Friday, October 05, 2012

Gettysburg VBSS Team Conducts Training during Exercise Joint Warrior

By Lt. Amber Lewis, Destroyer Squadron 26 Public Affairs
Sailors from the guided-missile cruiser USS Gettysburg (CG 64) move toward a small vessel during a visit, board, search and seizure training event during Exercise Joint Warrior. Joint Warrior is designed and led by the joint tactical exercise planning staff in the United Kingdom and is intended to improve interoperability between allied navies and prepare participants for a role in a joint maritime environment during deployments. Join the conversation on social media using #warfighting. (U.S. Navy photo by Lt. Amber Lewis/Released)
USS GETTYSBURG, At Sea (NNS) -- USS Gettysburg (CG 64) Sailors participated in visit, board, search, and seizure (VBSS) team training as part of Exercise Joint Warrior off the coast of Scotland, Oct. 2.

As part of the training, a small vessel approached the area where Gettysburg was patrolling and acted as a suspected pirate vessel. Gettysburg queried the vessel according to exercise instructions. When the small vessel did not reply properly, the VBSS team prepared to board it.
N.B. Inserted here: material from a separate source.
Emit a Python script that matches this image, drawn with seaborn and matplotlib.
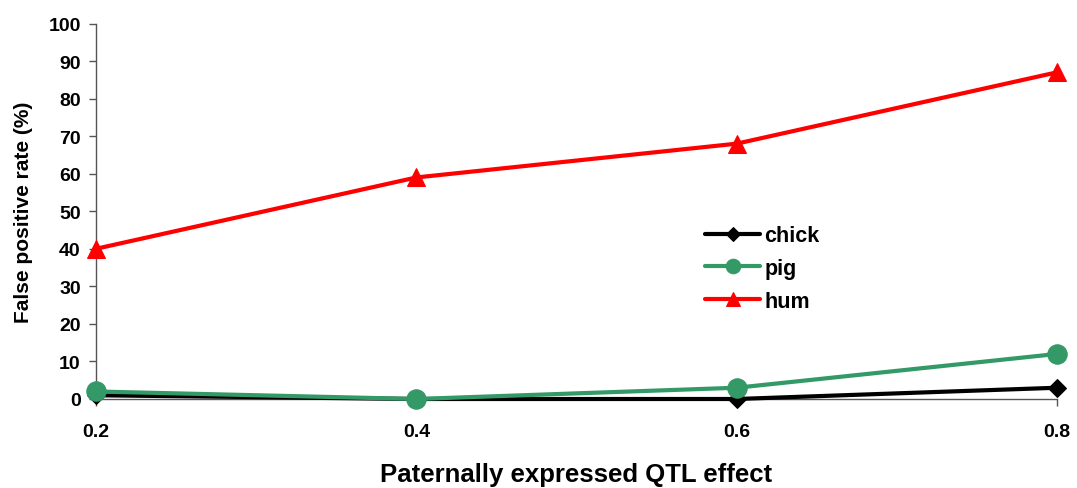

The VBSS team officers reported to the Gettysburg bridge to get amplifying information about the vessel, and how it was behaving while the other members of the VBSS team dressed out for the boarding. The VBSS team then reported to the fantail to launch a rigid hulled inflatable boat (RHIB) to transport them to the suspected vessel.

"I look at it kind of like a football game, when we are in the locker room just prepping, thinking about the plays you are going to make, what the other team is going to do, how you are going to counter that to bring your team back home safe." said Lt. j.g. Christian Mack, a member of the VBSS team on board Gettysburg.

Once on board the small vessel, the VBSS team's job is to conduct a search and determine if it is operating within international law. If they find the vessel is a suspected pirate ship or participating in illegal operations, the team will move to take control of the ship. Team members are trained in engineering and bridge standing procedures so they can maneuver the vessel if needed.

VBSS teams participate in similar training at least once a quarter, either at sea or ashore.

"Being at sea, doing it underway is the best training," said VBSS team member Lt. j.g. Michael Burris.